By and large, HPC data centers, with the help of vendors, have been coping so far with rising requirements for power and cooling, even at an average cost of about $1 million per megawatt. The real question is what the future holds.

The Sword of Damocles?

As we approach the exascale era, is the power and cooling issue a disruptive sword of Damocles hanging over the HPC community, or will it continue to be manageable?

The study I cited earlier asked HPC users and vendors whether they expected any revolutionary advances in power and cooling technology in the next five years. The users said no, the vendors said yes, and they were referring in most cases to the same advances (because the vendors had briefed the users about their plans).

The users are less optimistic about breakthroughs, but most do not seem heavily concerned yet, except on one important point: potential tradeoffs between productivity and power efficiency. Tradeoffs frequently mentioned by users include pressure to overbuy energy-efficient, harder-to-program coprocessors and accelerators; and accepting more service disruptions because of shorter upgrade cycles to deploy more energy-efficient systems.

But these tradeoffs seem manageable in the sense that they are based on decisions users will make. Even the vaunted goal of fitting an exascale computer into a 20 MW power envelope is a matter of time, of when rather than if. It might happen in 2020, 2024 or a different year, but it will happen.

The Bigger Unknowns

Much less certain is when deeper, more integral energy-efficiency capabilities will become available. These are considerably more challenging than squeezing a peak exascale into a 20 MW package, however difficult that may be. These deeper capabilities will go a long way toward making exascale and lesser extreme-scale computing a reasonable proposition for funders and users alike.
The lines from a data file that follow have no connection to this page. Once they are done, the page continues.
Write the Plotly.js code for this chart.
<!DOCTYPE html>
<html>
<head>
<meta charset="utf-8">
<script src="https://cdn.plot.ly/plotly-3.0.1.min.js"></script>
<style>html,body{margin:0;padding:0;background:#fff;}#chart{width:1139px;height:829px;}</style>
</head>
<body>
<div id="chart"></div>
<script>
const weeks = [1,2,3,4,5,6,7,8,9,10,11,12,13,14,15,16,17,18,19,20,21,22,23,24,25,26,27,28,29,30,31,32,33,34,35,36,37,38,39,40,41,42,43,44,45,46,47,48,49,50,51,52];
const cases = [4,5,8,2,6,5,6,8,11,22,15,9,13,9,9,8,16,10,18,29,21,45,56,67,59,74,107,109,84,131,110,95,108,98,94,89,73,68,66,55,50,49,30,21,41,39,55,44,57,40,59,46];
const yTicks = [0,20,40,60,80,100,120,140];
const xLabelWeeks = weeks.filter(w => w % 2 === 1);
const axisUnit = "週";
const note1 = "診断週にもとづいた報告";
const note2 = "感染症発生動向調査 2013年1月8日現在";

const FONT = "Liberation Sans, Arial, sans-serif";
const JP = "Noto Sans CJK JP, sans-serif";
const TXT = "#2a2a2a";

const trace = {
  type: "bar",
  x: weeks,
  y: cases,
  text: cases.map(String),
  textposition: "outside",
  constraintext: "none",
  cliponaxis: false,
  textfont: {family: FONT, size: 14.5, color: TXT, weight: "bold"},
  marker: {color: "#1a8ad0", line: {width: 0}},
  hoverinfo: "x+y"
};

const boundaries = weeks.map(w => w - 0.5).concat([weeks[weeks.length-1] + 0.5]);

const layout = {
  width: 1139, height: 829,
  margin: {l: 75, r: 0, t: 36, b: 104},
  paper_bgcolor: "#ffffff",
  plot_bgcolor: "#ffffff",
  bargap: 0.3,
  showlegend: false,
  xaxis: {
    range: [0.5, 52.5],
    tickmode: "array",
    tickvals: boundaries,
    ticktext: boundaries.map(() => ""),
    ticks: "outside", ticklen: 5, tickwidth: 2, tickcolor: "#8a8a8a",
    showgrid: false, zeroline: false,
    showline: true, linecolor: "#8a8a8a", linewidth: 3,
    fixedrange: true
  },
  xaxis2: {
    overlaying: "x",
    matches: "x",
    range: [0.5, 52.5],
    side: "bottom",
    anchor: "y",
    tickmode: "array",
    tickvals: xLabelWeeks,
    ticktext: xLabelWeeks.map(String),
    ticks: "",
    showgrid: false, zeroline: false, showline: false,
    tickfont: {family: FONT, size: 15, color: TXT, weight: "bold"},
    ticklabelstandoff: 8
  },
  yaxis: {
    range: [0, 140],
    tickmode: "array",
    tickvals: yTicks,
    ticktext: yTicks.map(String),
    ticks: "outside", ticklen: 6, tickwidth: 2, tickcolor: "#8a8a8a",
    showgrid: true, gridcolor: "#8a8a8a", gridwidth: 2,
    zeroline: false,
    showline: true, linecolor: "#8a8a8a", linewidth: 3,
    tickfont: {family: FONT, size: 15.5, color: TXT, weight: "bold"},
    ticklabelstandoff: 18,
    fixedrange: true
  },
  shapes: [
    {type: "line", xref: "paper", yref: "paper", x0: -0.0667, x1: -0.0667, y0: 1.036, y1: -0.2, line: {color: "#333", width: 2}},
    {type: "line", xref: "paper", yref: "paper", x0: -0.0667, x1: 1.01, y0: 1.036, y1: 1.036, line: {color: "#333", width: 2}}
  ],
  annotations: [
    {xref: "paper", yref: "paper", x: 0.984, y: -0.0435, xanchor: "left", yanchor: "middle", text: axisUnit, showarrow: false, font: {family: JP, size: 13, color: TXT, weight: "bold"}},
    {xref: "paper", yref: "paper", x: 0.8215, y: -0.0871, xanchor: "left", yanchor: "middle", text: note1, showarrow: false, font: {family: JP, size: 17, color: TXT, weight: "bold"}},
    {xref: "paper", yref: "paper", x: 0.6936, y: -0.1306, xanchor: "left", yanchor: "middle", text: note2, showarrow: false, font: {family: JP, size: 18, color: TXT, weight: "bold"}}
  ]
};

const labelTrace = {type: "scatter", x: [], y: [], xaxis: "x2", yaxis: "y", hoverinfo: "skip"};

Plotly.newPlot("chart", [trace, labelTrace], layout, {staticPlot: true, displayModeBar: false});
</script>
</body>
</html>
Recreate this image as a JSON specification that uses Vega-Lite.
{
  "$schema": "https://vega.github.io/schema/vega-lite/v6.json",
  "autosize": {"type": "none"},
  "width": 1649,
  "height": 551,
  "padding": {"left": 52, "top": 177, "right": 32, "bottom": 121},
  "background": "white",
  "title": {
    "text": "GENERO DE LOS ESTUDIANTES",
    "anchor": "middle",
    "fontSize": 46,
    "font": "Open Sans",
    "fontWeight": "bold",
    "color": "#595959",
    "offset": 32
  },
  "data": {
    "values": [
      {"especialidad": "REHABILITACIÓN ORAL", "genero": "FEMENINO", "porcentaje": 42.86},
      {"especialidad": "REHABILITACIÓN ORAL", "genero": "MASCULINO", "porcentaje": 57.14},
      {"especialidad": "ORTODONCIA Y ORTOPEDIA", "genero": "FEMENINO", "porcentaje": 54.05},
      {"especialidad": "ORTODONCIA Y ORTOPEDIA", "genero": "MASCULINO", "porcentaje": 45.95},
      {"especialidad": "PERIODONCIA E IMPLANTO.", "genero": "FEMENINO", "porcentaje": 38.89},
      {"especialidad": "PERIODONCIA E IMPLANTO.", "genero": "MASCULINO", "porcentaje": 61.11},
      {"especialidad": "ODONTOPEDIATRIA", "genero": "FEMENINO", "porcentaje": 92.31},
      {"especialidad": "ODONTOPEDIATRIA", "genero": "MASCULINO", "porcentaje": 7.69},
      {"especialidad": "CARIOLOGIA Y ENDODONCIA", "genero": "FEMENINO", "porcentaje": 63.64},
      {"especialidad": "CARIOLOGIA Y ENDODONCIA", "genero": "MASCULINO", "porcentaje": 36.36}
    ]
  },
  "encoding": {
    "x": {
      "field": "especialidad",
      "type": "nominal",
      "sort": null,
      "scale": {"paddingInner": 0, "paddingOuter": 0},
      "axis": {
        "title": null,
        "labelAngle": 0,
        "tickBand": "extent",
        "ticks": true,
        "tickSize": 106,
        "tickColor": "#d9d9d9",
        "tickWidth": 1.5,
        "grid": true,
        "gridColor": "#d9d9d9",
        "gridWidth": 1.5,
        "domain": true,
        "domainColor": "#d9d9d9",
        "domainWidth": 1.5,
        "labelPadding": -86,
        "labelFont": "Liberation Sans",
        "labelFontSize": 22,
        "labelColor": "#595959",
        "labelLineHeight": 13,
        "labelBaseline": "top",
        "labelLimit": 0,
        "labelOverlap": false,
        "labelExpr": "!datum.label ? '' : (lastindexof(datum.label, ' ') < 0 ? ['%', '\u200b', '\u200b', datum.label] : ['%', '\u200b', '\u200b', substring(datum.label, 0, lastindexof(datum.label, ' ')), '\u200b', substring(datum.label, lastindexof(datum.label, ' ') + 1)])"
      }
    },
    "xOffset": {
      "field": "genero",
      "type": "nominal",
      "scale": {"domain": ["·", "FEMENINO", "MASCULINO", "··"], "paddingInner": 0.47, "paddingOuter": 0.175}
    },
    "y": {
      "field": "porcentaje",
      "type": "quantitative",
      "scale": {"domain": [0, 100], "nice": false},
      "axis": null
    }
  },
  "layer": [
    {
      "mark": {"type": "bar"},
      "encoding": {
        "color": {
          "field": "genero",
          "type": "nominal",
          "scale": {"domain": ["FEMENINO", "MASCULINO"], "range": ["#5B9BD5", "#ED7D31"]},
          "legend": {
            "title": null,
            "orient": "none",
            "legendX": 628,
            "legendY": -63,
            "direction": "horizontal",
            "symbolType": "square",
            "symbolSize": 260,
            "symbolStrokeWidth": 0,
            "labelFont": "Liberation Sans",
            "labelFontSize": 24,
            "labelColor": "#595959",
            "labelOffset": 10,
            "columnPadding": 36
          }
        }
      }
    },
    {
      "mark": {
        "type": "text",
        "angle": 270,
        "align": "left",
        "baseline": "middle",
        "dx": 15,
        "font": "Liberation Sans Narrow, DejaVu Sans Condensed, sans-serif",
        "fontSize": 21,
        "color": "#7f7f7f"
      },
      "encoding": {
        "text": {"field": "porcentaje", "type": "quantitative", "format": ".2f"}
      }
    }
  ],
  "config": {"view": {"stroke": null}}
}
In particular, sophisticated power management (“power steering”) will be needed throughout the system to dynamically shift power to where it’s needed at every moment. Both hardware and software will need to be able to “learn” about power needs on the fly. Achieving this goal will require large investments to develop software that can power profile and power-steer many elements of the system, including:

• Cores and processors
• The interconnect and network interface
• The storage system
• The operating system, programming model and entire software stack
• Application codes (power-aware applications)

The HPC community is capable of developing these and other needed capabilities, given enough time, money and personnel. So, the real question, as with so many major HPC undertakings, is when will these necessary elements come together in sufficient quantity? If the past is any guide, a large chunk of the funding will need to come from government sources. And for that to happen, it has become increasingly clear that the HPC community will need to make a strong case for the returns government funders can anticipate from major HPC investments like this.

This discussion so far assumes that HPC data centers will have access to enough reliable energy, even in the exascale era. That is not a given. Today’s largest HPC systems already consume as much electricity as a small city, and their exascale successors promise to devour more, even with expected advances in energy-efficiency. Some of the biggest HPC data centers worry that their local power companies may balk at fully supplying their future needs. A few sites have “plan B” scenarios in place, in which they go off the grid and build small nuclear reactors. And in some parts of the world, reliable access to adequate power is already a major challenge for HPC data centers — an important reminder that power and cooling are concerns not only for sites marching toward exascale capacity, but for most HPC sites.

Fellow Travelers

In their pursuit of energy efficiency at extreme scale, HPC sites will likely have fellow travelers in the form of major Internet players. A pattern is already forming in which these companies locate new data centers in geographical areas where power is comparatively cheap and plentiful. Google set the tone more than five years ago, by building a vast new data center along the Columbia River near Oregon’s Dalles Dam, with its 1.8-gigawatt power station and relatively inexpensive hydroelectric power. A prominent HPC example is Oak Ridge National Laboratory, whose power appetite is fed by the Tennessee Valley Authority. The lab’s data center hosts multiple petascale systems from DOE, NSF and NOAA. The biggest HPC and Internet data centers will likely have much to learn from each other in the coming years.